SORRY EVERYBODY about not having kept you sufficiently up to date on the conclusion of the thrilling Caribbean (?) Ransom storyline in Mark Trail, but it turns out to have been disappointingly light on the comical violence. As one could have guessed, Otto decided to let Mark go without collecting the ransom money, seeing as Mark saved his life and all, but Otto’s henchmen weren’t so keen on this idea, which gave Mark the opportunity to show that a fishing line trumps a rifle literally every time the two come into conflict. And then Otto hands out a brutal beatdown with his cane, proving that just because he’s decided to be magnanimous to Mark doesn’t mean he’s going to stop ruling his island with deadly force. Did you save me from sharks, Juan? Did any of you other pathetic losers save me from sharks? No?
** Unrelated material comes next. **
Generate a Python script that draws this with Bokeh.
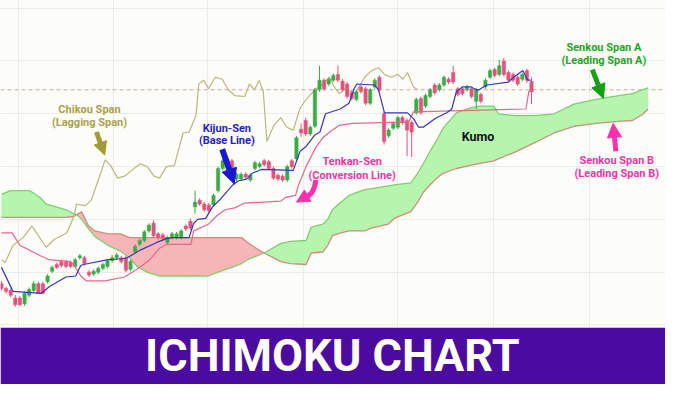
import numpy as np
from bokeh.plotting import figure
from bokeh.models import (Range1d, BoxAnnotation, Label, Span, Arrow, NormalHead,
                          FixedTicker, ColumnDataSource)
from bokeh.embed import file_html
from bokeh.resources import INLINE

# ---------------- data (price units) ----------------
opens = [105,100,98,90,90,84,93,98,105,105,
         107,118,125,128,128,127,123,132,132,117,
         115,117,121,123,129,132,132,132,120,138,
         146,150,160,168,157,156,148,153,153,153,
         165,170,185,192,188,187,187,202,225,235,
         233,214,214,219,213,225,227,233,232,225,
         218,217,213,233,235,266,275,261,269,307,
         317,313,317,323,316,313,304,297,310,308,
         293,310,320,282,259,267,268,278,275,273,
         283,298,290,300,312,307,312,318,325,308,
         308,307,308,295,302,310,320,328,323,337,
         325,323,320,318,327,316]
highs = [108,102,100,93,92,97,101,108,107,107,
         115,124,127,130,130,129,132,136,134,119,
         120,123,127,131,135,137,134,134,130,146,
         152,161,168,171,159,158,155,159,159,162,
         167,173,202,194,190,189,199,227,235,237,
         235,221,221,221,220,233,232,235,234,227,
         220,219,229,235,259,272,278,270,309,332,
         319,320,324,332,318,315,306,307,312,310,
         309,319,322,284,267,274,280,280,277,275,
         299,300,303,309,314,314,322,320,332,310,
         310,312,310,309,304,319,329,330,338,340,
         327,325,322,325,329,320]
lows = [98,95,91,81,82,82,91,96,94,94,
        105,116,120,122,121,121,121,130,124,112,
        113,115,119,121,127,130,126,117,118,136,
        144,148,158,153,151,150,146,151,151,151,
        160,161,178,186,180,179,185,200,223,226,
        223,212,212,214,211,223,225,227,223,213,
        212,211,211,225,233,258,259,259,267,305,
        306,311,315,315,305,298,296,295,303,291,
        291,308,305,250,257,265,266,271,238,237,
        281,281,288,298,302,305,310,313,313,300,
        301,305,298,287,293,308,318,320,321,321,
        315,315,311,316,314,292]
closes = [100,97,93,83,83,95,99,105,95,95,
          113,122,122,124,123,123,130,134,126,114,
          118,121,125,129,132,135,128,119,128,144,
          150,159,166,155,153,152,153,157,157,160,
          162,163,190,188,182,181,197,225,233,228,
          225,219,219,216,218,231,230,229,225,215,
          214,213,227,227,257,262,261,268,307,317,
          308,318,322,317,307,300,298,305,305,293,
          307,317,307,253,265,272,278,273,265,263,
          297,283,301,307,304,312,320,315,315,302,
          303,310,300,307,295,317,327,322,332,323,
          317,317,313,323,317,305]

kijun_x = [0,2.5,8.7,10.4,14,16.1,17.2,17.8,23.1,26.3,27.3,30.1,33.7,35.8,36.9,40.7,41.7,42.6,
           44.3,45.8,47.5,50,51.3,53.2,54.4,56.4,63.3,64.8,66.1,68,69.1,70.3,73.5,75.4,76.5,77.1,
           80.9,81.8,83.1,88.1,89.4,90.5,91.5,94.1,96.6,97.7,98.7,100,101.9,103,103.6,105.3,110,
           110.6,113.1,114.2,114.8]
kijun_y = [122,97,95,102,112,113,124,125,130,131,132,140,148,152,153,153,168,172,
           173,185,193,207,212,214,220,224,223,243,248,260,263,282,287,293,308,313,
           312,307,283,283,277,268,268,277,283,287,305,310,310,307,307,312,315,
           318,327,317,317]

tenkan_x = [0,2.3,4,8.9,10.4,15,15.7,17.2,18.4,22.5,26.7,29.4,32.2,34.3,35.8,41.1,41.7,44.9,
            46.8,48.5,50.6,52.8,60.6,61.7,63.8,64.4,66.1,68.2,69.7,71.2,73.3,76.1,84.5,88.3,
            89.4,113.8,114.4,114.8]
tenkan_y = [158,158,145,133,130,128,125,113,108,108,112,120,130,142,146,146,160,167,
            176,182,184,189,191,195,197,207,227,247,257,263,270,272,273,273,
            284,287,305,307]

chikou_x = [0,0.8,2.5,4.7,6.6,7.6,9.7,11.4,14.2,15.7,16.3,18.2,19.5,21,22.5,23.7,25.2,26.7,
            28,30.1,31.6,33.1,34.3,35.8,37.5,39.4,40.7,42.2,42.8,43.9,44.9,46.4,47.9,49.2,
            50.6,52.8,53.8,54.9,55.9,56.8,57.6,59.1,60.6,61.9,63.3,64.8,66.1,68,69.7,71.2,
            72.2,73.3,74.6,76.7,78.8,80.3,81.8,83.1,84.5,86,87.1,88.1,89.4,90.3]
chikou_y = [130,127,145,153,165,158,143,151,158,175,188,186,192,213,234,228,215,217,
            222,230,227,217,215,227,228,262,263,280,313,317,308,320,318,307,
            301,300,313,307,317,305,253,270,278,268,265,288,297,307,313,320,
            310,303,308,303,320,327,330,323,320,323,318,325,310,307]

cloud_x = [0,1.9,6.1,8.3,9.7,11.9,14,15.7,16.3,17.4,18.9,20.3,23.1,25.8,27.8,29.4,31.6,34.3,
           44.9,46.4,50.6,52.1,53.4,54.9,57,60.6,62.7,66.1,67.2,69.7,70.8,71.8,72.9,75.4,
           78.8,80.3,83.9,85.2,88.8,90.3,91.5,93,94.5,95.8,98.7,101.5,103.6,106.8,107.8,
           111.4,115.7,119.9,124.2,129,133.9,136.9,139,140.3]
span_a = [198,202,202,195,188,185,182,178,177,172,162,154,145,139,132,123,117,113,
          113,116,123,126,130,133,137,147,149,150,164,167,172,182,187,197,
          203,204,207,208,210,220,230,243,255,267,283,288,290,290,282,
          280,280,282,292,297,301,303,307,309]
span_b = [174,174,174,174,174,174,174,175,177,180,165,160,157,157,153,153,153,153,
          153,153,153,153,148,143,137,128,126,125,137,138,145,155,157,160,
          160,163,167,173,180,190,200,208,215,220,225,228,230,233,235,
          242,252,262,269,272,274,275,281,287]

last_price = 307

# ---------------- figure ----------------
p = figure(width=665, height=384, x_range=Range1d(-0.21, 144.07), y_range=Range1d(0, 400),
           output_backend="svg", toolbar_location=None, min_border=0,
           background_fill_color="#fcfcf9", border_fill_color="#fcfcf9")
p.outline_line_color = None
p.xaxis.visible = False
p.yaxis.visible = False
p.xgrid.ticker = FixedTicker(ticks=[3.6, 24.2, 44.7, 65.5, 86.0, 106.8, 127.5])
p.ygrid.ticker = FixedTicker(ticks=[62, 117, 172, 227, 282, 337, 392])
p.grid.grid_line_color = "#ececE6"
p.grid.grid_line_width = 1

p.add_layout(Span(location=last_price, dimension="width", line_color="#d9a3a3",
                  line_dash="4 3", line_width=1, level="underlay"))

# cloud
a = np.array(span_a, dtype=float)
b = np.array(span_b, dtype=float)
top = np.maximum(a, b)
p.varea(x=cloud_x, y1=b, y2=top, fill_color="#b5f5ae")
p.varea(x=cloud_x, y1=a, y2=top, fill_color="#f6b5b6")
p.line(cloud_x, span_a, line_color="#7fcf72", line_width=1.3)
p.line(cloud_x, span_b, line_color="#d38b7c", line_width=1.3)

# chikou
p.line(chikou_x, chikou_y, line_color="#bcb682", line_width=1.2)

# candles
idx = np.arange(len(opens))
o = np.array(opens); c = np.array(closes)
cols = ["#3aab47" if cc > oo else "#e3527c" for oo, cc in zip(opens, closes)]
src = ColumnDataSource(dict(x=idx, o=o, c=c, h=highs, l=lows,
                            top=np.maximum(o, c), bot=np.minimum(o, c), col=cols))
p.segment(x0="x", y0="l", x1="x", y1="h", line_color="col", line_width=1, source=src)
p.vbar(x="x", width=0.72, top="top", bottom="bot", fill_color="col", line_color="col",
       line_width=0.5, source=src)

# tenkan / kijun
p.line(tenkan_x, tenkan_y, line_color="#e5688c", line_width=1.2)
p.line(kijun_x, kijun_y, line_color="#3535c0", line_width=1.2)

# ---------------- annotations ----------------
FONT = "Roboto"

def lab(x, y, t, col, size="11px", font=FONT):
    p.add_layout(Label(x=x, y=y, text=t, text_align="center", text_baseline="middle",
                       text_color=col, text_font=font, text_font_size=size,
                       text_font_style="bold"))

def arr(x0, y0, x1, y1, col, w=5, hs=13):
    p.add_layout(Arrow(end=NormalHead(size=hs, fill_color=col, line_color=col),
                       x_start=x0, y_start=y0, x_end=x1, y_end=y1,
                       line_color=col, line_width=w))

olive = "#a9a34e"
lab(19.1, 286, "Chikou Span", olive)
lab(19.1, 273, "(Lagging Span)", olive)
arr(20.6, 263, 22.4, 239, "#a39b33")

blue = "#2222c8"
lab(48.9, 267, "Kijun-Sen", blue)
lab(48.9, 254, "(Base Line)", blue)
arr(47.9, 245, 50.5, 209, "#1818d0", w=6, hs=15)

mag = "#f236a4"
lab(76.1, 232, "Tenkan-Sen", mag)
lab(76.1, 218, "(Conversion Line)", mag)
p.quadratic(x0=[68.2], y0=[213], x1=[65.8], y1=[195], cx=[67.8], cy=[197],
            line_color="#ff30b0", line_width=5)
arr(65.8, 195, 64.0, 190, "#ff30b0", w=4, hs=13)

lab(103.4, 258, "Kumo", "#111111", size="12.5px")

green = "#23a623"
lab(130.7, 351, "Senkou Span A", green)
lab(130.7, 338, "(Leading Span A)", green)
arr(128.2, 328, 130.6, 298, "#16a016", w=5, hs=14)

lab(133.5, 233, "Senkou Span B", mag)
lab(133.5, 220, "(Leading Span B)", mag)
arr(133.3, 243, 132.7, 272, "#ff30b0", w=5, hs=14)

# banner
p.add_layout(BoxAnnotation(top=59, fill_color="#4b0aa0", fill_alpha=1, line_alpha=0))
p.add_layout(Label(x=71.8, y=30, text="ICHIMOKU CHART", text_align="center",
                   text_baseline="middle", text_color="white", text_font="Roboto",
                   text_font_size="45px", text_font_style="bold"))

open("out.html", "w").write(file_html(p, INLINE))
Then you’ll keep your mouths shut and do as you’re told.

Archie, 1/7/13

There’s something cruelly hilarious about people in the audience of a high school concert, who were presumably well aware of the musical quality that they’d encounter with performers at that skill level, just getting up and walking out when one particularly terrible kid gets up on stage to perform himself. You’ll notice that Archie’s mom didn’t even bother going to see her son in the first place.

Apartment 3-G, 1/7/13

Yes, finally, Margo gets some of her mojo back. “There are lots of things I don’t tell my boyfriend about, Greg, and making out with other dudes is pretty high on the list.”

Hi and Lois, 1/7/13

Dot is supposed to be, what, seven? Eight? I’m just trying to figure out how long it takes kids to recognize their parents’ marriage as the shameful web of deceit that it is.

Funky Winkerbean, 1/7/13

In his first epistle to the Corinthians, St. Paul expresses hope that, after the Resurrection, we will understand each other and God better than we can now: “For now we see through a glass, darkly; but then face to face: now I know in part; but then shall I know even as also I am known.” Crazy Harry seems to have interpreted this to mean that in heaven everyone just runs around naked all the time.